Peut-être est-il également temps de repenser le périmètre géographique de l'Union européenne et de donner corps à la vision de Jacques Delors d'une « fédération d'Etats-Nations », respectant les volontés populaires nationales. L'intégration à marche forcée d'un trop grand nombre de pays a été une erreur et un échec. Cette nouvelle construction s'articulerait autour d'un groupe de pays plus restreint, avançant plus rapidement dans une intégration validée par les citoyens. Autour, les pays aspirant à les rejoindre se verraient fixer des objectifs dont le respect serait strictement contrôlé. En effet, nous ne pouvons pas continuer à déverser la manne des crédits de l'UE dans des pays qui ne reconnaissent même pas l'Euro ou qui favorisent le dumping social...
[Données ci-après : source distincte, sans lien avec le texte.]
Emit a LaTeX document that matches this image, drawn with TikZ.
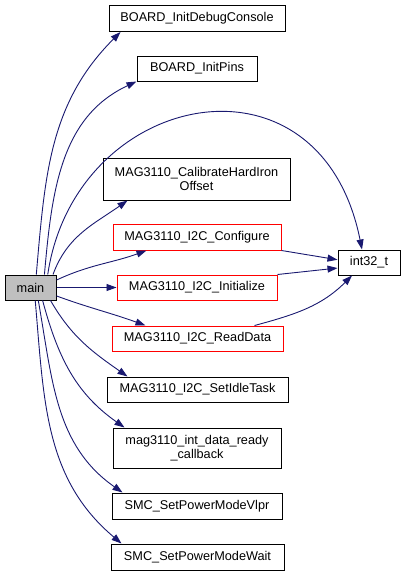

Il est temps. Temps d'arrêter avec cette construction à marche forcée, qui n'a produit qu'un zombie institutionnel illisible et menaçant, tournant à vide, déconnecté, hors-sol. Temps de prendre le temps, et de réfléchir à l'Europe que nous voulons, car nous sommes aujourd'hui dans une impasse. Cette Europe-là sera le fruit du débat démocratique. Si nous ne parvenons pas à renouer avec une Europe protectrice et porteuse d'avenir, nous verrons ressurgir l'affrontement des nationalismes putrides et meurtriers, dont la disparition, qui avait présidé à la naissance du beau projet européen, nous semblait acquise.